• **Direction**: Within the data that follows, how many lines carry the string "this"? Give the number alone.

• **Source data**:
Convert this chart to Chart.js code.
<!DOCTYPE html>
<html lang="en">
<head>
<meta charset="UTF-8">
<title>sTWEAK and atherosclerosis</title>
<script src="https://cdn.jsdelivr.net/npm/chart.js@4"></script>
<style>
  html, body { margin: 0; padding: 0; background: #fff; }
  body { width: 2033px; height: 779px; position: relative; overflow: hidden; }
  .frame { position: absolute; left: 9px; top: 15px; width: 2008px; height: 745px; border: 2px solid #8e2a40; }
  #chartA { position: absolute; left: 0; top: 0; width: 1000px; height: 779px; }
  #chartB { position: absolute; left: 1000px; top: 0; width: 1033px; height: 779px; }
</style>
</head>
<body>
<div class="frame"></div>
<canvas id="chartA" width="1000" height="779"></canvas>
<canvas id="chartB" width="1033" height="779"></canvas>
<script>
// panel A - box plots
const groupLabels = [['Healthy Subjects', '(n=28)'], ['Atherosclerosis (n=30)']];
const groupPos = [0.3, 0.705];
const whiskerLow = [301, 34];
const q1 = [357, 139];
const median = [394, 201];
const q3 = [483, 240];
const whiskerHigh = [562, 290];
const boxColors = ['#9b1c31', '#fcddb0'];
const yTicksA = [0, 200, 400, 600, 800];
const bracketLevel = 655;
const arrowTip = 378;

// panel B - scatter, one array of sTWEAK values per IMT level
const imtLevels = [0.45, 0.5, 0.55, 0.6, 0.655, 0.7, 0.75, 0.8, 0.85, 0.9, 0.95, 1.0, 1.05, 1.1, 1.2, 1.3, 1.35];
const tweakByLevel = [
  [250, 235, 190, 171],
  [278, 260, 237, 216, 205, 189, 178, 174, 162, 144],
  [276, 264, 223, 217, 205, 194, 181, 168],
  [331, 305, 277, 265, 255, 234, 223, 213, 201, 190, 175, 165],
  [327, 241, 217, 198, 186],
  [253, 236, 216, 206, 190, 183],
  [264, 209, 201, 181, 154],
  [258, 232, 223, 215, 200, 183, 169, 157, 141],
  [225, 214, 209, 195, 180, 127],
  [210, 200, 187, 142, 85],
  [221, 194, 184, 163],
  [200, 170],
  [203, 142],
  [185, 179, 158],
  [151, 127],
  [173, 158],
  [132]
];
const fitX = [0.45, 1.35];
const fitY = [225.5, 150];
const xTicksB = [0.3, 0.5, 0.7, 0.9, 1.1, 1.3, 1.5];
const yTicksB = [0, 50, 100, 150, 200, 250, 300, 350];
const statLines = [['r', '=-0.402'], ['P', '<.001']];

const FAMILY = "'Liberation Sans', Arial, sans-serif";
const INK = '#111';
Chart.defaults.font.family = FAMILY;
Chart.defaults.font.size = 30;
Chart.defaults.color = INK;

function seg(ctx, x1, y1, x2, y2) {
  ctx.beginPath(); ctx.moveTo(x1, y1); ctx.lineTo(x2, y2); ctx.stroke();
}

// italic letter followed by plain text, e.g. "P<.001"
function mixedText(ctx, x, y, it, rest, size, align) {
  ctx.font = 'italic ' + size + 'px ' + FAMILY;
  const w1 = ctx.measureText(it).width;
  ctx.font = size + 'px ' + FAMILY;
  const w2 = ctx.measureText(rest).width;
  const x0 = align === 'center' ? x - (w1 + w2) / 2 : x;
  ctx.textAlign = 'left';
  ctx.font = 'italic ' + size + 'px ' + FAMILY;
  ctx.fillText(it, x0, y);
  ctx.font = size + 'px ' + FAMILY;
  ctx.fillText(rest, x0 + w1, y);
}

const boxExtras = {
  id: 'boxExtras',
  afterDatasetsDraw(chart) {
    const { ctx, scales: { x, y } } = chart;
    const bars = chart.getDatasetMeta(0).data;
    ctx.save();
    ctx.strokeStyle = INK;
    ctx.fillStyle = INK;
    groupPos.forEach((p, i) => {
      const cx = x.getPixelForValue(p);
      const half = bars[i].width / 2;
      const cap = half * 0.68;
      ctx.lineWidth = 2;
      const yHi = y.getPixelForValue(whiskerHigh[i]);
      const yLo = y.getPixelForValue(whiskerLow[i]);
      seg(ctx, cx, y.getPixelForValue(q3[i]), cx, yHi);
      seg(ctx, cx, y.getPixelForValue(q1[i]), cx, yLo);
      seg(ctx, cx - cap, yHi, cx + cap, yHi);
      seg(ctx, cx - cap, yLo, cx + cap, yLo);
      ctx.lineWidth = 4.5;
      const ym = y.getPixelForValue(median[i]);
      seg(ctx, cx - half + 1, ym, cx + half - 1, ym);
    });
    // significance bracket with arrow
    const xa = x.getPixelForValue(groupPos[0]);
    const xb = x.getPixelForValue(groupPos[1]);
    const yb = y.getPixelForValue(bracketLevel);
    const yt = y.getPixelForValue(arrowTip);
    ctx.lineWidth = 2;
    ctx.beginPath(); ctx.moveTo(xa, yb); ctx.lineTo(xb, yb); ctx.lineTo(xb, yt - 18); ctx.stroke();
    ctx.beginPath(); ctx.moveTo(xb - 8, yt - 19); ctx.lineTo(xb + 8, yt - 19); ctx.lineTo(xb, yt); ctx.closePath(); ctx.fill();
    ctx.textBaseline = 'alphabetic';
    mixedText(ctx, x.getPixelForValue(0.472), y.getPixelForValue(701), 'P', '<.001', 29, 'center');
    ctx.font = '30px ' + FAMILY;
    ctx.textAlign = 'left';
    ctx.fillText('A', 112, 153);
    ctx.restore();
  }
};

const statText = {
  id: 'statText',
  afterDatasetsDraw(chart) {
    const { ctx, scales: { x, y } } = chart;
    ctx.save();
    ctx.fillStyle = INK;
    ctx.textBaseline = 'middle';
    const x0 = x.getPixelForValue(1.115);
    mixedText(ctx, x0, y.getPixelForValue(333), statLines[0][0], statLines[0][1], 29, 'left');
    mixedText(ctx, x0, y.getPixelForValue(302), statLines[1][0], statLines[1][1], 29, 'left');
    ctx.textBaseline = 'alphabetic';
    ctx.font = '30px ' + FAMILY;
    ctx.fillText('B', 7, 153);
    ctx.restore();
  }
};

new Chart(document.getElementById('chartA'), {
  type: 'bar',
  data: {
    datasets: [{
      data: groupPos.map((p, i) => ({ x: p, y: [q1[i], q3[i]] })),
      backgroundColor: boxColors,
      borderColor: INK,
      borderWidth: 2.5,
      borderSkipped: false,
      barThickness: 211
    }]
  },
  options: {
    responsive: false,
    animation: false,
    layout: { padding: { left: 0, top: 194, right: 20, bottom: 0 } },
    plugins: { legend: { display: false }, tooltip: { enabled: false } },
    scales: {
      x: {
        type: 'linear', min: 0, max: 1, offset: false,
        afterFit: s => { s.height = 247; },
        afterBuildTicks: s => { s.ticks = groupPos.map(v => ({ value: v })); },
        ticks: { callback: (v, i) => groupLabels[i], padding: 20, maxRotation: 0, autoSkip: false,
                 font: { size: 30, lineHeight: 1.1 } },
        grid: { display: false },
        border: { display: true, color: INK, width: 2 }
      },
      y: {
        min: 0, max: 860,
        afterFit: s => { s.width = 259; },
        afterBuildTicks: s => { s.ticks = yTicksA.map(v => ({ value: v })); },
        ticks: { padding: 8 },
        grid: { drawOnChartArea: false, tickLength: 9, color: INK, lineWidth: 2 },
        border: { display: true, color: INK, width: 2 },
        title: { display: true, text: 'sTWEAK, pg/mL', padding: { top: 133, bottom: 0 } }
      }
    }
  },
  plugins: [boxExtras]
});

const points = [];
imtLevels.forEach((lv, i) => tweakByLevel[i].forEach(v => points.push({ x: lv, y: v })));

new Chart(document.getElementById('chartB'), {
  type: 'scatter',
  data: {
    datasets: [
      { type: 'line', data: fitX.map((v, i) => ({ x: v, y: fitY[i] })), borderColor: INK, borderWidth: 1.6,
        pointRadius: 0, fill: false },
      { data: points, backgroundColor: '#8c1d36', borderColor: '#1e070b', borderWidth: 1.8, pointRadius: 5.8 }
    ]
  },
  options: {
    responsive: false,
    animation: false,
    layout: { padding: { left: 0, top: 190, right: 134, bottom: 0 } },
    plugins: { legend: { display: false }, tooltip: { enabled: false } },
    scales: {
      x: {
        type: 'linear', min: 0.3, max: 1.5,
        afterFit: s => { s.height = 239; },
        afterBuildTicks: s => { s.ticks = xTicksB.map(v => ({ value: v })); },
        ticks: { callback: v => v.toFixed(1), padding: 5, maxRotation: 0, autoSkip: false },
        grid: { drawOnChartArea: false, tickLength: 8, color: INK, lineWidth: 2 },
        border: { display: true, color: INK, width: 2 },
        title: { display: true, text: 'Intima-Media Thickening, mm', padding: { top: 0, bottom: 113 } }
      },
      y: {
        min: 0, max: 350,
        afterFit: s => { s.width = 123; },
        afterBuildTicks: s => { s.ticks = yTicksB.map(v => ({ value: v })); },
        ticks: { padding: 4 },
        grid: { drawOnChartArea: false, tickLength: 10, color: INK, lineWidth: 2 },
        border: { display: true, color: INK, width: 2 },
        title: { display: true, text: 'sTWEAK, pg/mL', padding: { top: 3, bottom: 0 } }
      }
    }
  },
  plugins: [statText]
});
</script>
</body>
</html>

==

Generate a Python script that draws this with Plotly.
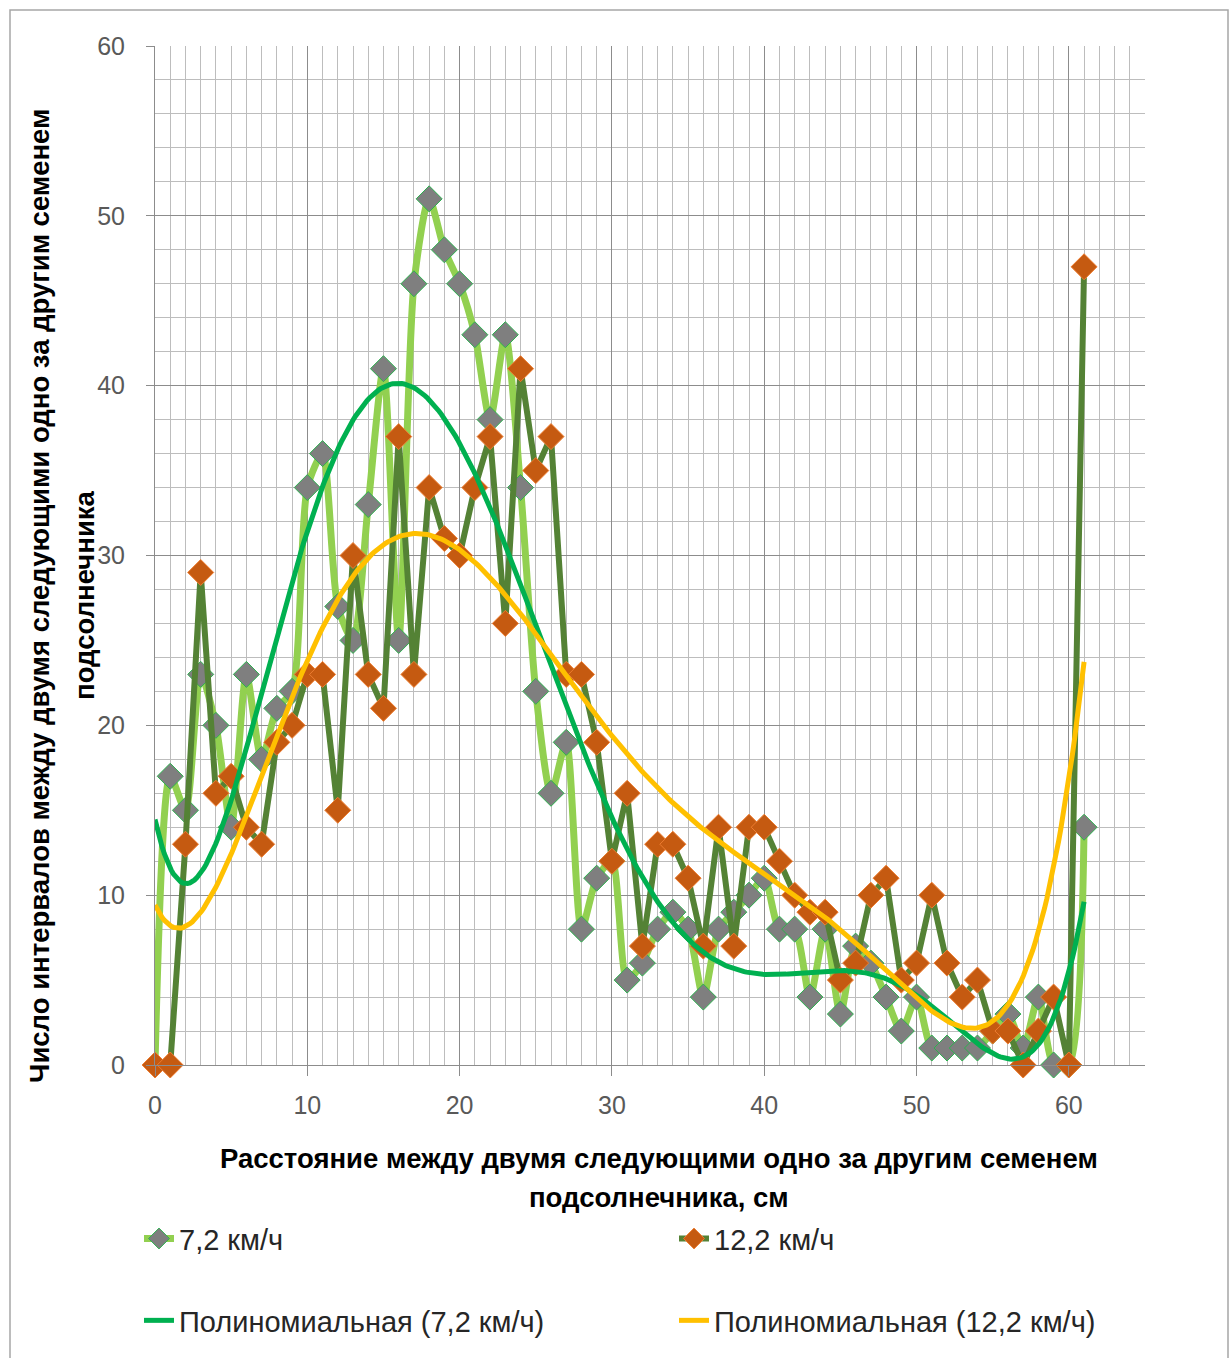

---

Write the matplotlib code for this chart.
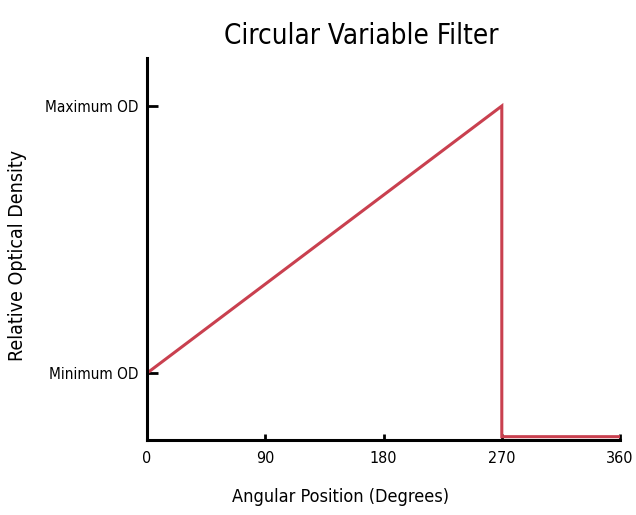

• **Full output**: 3